• Exercise aim: All of the entries must be reproduced exactly, with no images carried over.

• Data to use:
= = =
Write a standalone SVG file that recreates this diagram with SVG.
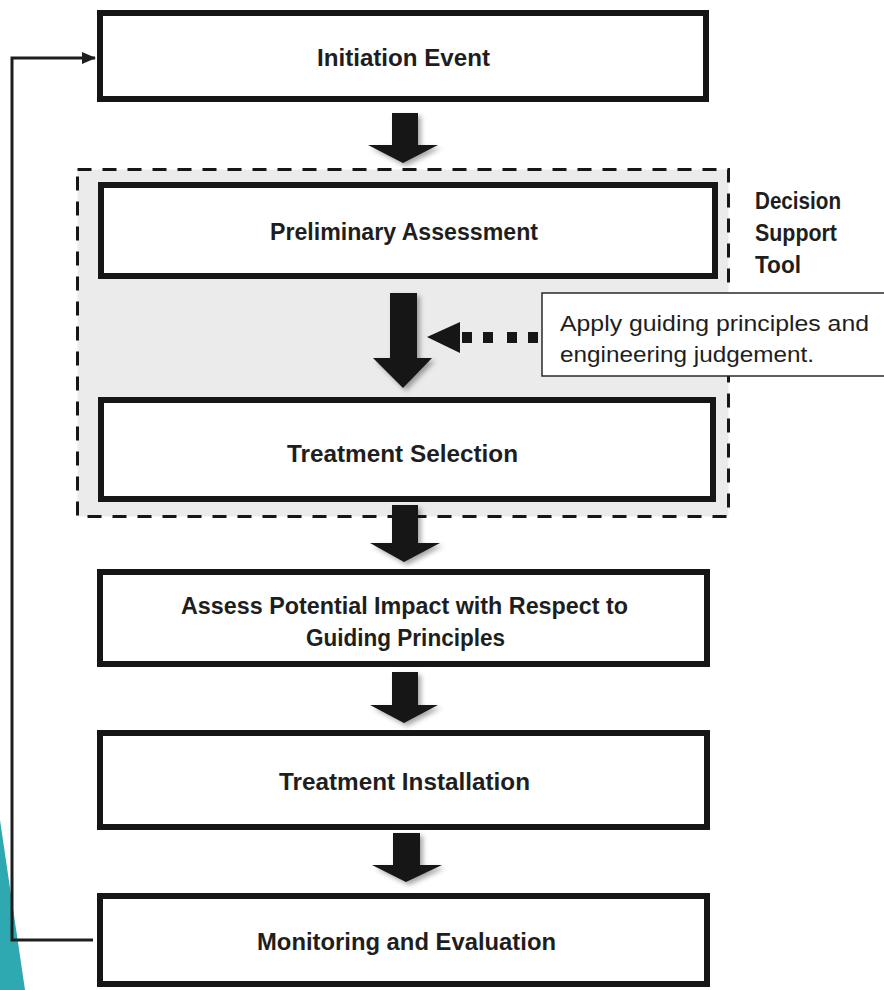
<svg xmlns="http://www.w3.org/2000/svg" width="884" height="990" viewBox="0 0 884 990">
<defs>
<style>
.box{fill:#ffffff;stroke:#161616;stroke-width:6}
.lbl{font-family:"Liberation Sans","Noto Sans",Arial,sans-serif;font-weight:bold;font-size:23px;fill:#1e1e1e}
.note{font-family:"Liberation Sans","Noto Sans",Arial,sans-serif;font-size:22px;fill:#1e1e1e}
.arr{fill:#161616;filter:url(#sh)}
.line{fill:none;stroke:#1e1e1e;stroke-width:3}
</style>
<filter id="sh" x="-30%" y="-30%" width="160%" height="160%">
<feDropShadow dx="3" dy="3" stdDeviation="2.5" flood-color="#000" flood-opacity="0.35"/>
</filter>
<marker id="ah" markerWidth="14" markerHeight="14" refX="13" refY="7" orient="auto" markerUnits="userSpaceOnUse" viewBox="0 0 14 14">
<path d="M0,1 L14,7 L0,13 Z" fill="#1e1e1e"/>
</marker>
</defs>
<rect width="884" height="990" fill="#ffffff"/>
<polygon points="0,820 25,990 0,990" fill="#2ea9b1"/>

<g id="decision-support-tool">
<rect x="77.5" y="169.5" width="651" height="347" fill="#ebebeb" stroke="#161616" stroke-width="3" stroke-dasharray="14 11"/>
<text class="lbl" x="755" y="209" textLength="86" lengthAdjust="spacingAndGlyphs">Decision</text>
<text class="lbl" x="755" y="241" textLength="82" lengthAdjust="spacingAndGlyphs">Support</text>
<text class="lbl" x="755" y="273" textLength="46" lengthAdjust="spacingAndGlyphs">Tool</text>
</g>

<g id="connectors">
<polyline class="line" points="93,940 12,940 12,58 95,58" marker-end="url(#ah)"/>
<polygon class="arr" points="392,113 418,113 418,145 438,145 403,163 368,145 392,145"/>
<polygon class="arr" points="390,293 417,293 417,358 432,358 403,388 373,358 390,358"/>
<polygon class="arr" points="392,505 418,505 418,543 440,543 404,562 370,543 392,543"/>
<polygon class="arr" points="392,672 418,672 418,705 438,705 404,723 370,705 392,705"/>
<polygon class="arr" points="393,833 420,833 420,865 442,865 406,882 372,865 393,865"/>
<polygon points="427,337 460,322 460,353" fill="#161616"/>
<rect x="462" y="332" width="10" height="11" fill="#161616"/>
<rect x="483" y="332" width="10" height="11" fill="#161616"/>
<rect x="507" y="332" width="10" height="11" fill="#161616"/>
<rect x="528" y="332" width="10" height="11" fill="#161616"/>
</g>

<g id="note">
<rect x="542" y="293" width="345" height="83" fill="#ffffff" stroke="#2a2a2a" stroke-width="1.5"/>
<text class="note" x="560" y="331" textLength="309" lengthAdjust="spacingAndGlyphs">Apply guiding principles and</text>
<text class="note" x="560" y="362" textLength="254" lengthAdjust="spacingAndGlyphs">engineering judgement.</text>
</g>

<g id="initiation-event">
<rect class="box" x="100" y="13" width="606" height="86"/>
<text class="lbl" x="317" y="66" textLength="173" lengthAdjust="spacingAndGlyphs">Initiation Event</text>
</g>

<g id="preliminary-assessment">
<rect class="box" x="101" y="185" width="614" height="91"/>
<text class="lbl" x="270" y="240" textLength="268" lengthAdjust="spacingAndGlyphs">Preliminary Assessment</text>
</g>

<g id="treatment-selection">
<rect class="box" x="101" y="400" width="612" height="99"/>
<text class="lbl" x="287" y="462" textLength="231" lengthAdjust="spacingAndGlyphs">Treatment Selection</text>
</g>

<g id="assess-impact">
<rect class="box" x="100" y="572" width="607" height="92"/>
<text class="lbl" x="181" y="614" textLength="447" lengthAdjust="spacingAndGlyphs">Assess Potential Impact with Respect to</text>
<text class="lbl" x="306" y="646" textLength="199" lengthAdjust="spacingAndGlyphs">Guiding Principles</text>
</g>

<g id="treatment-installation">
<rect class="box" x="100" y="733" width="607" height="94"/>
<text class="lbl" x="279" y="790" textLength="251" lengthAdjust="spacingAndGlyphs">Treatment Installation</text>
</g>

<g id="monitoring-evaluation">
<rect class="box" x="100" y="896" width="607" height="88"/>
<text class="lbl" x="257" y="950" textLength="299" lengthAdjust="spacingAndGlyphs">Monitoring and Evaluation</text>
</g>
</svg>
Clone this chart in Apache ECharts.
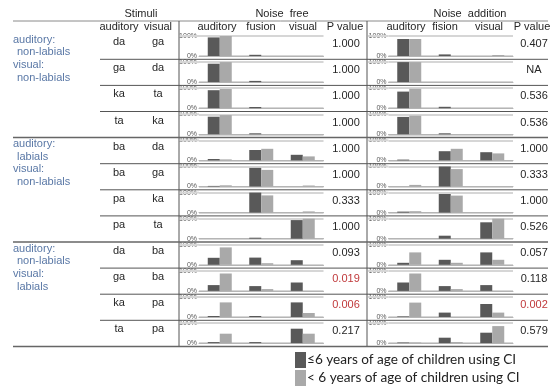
= = =
• Result for this task:
Write a standalone SVG file that recreates this diagram with SVG.
<svg xmlns="http://www.w3.org/2000/svg" width="884" height="990" viewBox="0 0 884 990">
<defs>
<style>
.box{fill:#ffffff;stroke:#161616;stroke-width:6}
.lbl{font-family:"Liberation Sans","Noto Sans",Arial,sans-serif;font-weight:bold;font-size:23px;fill:#1e1e1e}
.note{font-family:"Liberation Sans","Noto Sans",Arial,sans-serif;font-size:22px;fill:#1e1e1e}
.arr{fill:#161616;filter:url(#sh)}
.line{fill:none;stroke:#1e1e1e;stroke-width:3}
</style>
<filter id="sh" x="-30%" y="-30%" width="160%" height="160%">
<feDropShadow dx="3" dy="3" stdDeviation="2.5" flood-color="#000" flood-opacity="0.35"/>
</filter>
<marker id="ah" markerWidth="14" markerHeight="14" refX="13" refY="7" orient="auto" markerUnits="userSpaceOnUse" viewBox="0 0 14 14">
<path d="M0,1 L14,7 L0,13 Z" fill="#1e1e1e"/>
</marker>
</defs>
<rect width="884" height="990" fill="#ffffff"/>
<polygon points="0,820 25,990 0,990" fill="#2ea9b1"/>

<g id="decision-support-tool">
<rect x="77.5" y="169.5" width="651" height="347" fill="#ebebeb" stroke="#161616" stroke-width="3" stroke-dasharray="14 11"/>
<text class="lbl" x="755" y="209" textLength="86" lengthAdjust="spacingAndGlyphs">Decision</text>
<text class="lbl" x="755" y="241" textLength="82" lengthAdjust="spacingAndGlyphs">Support</text>
<text class="lbl" x="755" y="273" textLength="46" lengthAdjust="spacingAndGlyphs">Tool</text>
</g>

<g id="connectors">
<polyline class="line" points="93,940 12,940 12,58 95,58" marker-end="url(#ah)"/>
<polygon class="arr" points="392,113 418,113 418,145 438,145 403,163 368,145 392,145"/>
<polygon class="arr" points="390,293 417,293 417,358 432,358 403,388 373,358 390,358"/>
<polygon class="arr" points="392,505 418,505 418,543 440,543 404,562 370,543 392,543"/>
<polygon class="arr" points="392,672 418,672 418,705 438,705 404,723 370,705 392,705"/>
<polygon class="arr" points="393,833 420,833 420,865 442,865 406,882 372,865 393,865"/>
<polygon points="427,337 460,322 460,353" fill="#161616"/>
<rect x="462" y="332" width="10" height="11" fill="#161616"/>
<rect x="483" y="332" width="10" height="11" fill="#161616"/>
<rect x="507" y="332" width="10" height="11" fill="#161616"/>
<rect x="528" y="332" width="10" height="11" fill="#161616"/>
</g>

<g id="note">
<rect x="542" y="293" width="345" height="83" fill="#ffffff" stroke="#2a2a2a" stroke-width="1.5"/>
<text class="note" x="560" y="331" textLength="309" lengthAdjust="spacingAndGlyphs">Apply guiding principles and</text>
<text class="note" x="560" y="362" textLength="254" lengthAdjust="spacingAndGlyphs">engineering judgement.</text>
</g>

<g id="initiation-event">
<rect class="box" x="100" y="13" width="606" height="86"/>
<text class="lbl" x="317" y="66" textLength="173" lengthAdjust="spacingAndGlyphs">Initiation Event</text>
</g>

<g id="preliminary-assessment">
<rect class="box" x="101" y="185" width="614" height="91"/>
<text class="lbl" x="270" y="240" textLength="268" lengthAdjust="spacingAndGlyphs">Preliminary Assessment</text>
</g>

<g id="treatment-selection">
<rect class="box" x="101" y="400" width="612" height="99"/>
<text class="lbl" x="287" y="462" textLength="231" lengthAdjust="spacingAndGlyphs">Treatment Selection</text>
</g>

<g id="assess-impact">
<rect class="box" x="100" y="572" width="607" height="92"/>
<text class="lbl" x="181" y="614" textLength="447" lengthAdjust="spacingAndGlyphs">Assess Potential Impact with Respect to</text>
<text class="lbl" x="306" y="646" textLength="199" lengthAdjust="spacingAndGlyphs">Guiding Principles</text>
</g>

<g id="treatment-installation">
<rect class="box" x="100" y="733" width="607" height="94"/>
<text class="lbl" x="279" y="790" textLength="251" lengthAdjust="spacingAndGlyphs">Treatment Installation</text>
</g>

<g id="monitoring-evaluation">
<rect class="box" x="100" y="896" width="607" height="88"/>
<text class="lbl" x="257" y="950" textLength="299" lengthAdjust="spacingAndGlyphs">Monitoring and Evaluation</text>
</g>
</svg>
Clone this chart in Apache ECharts.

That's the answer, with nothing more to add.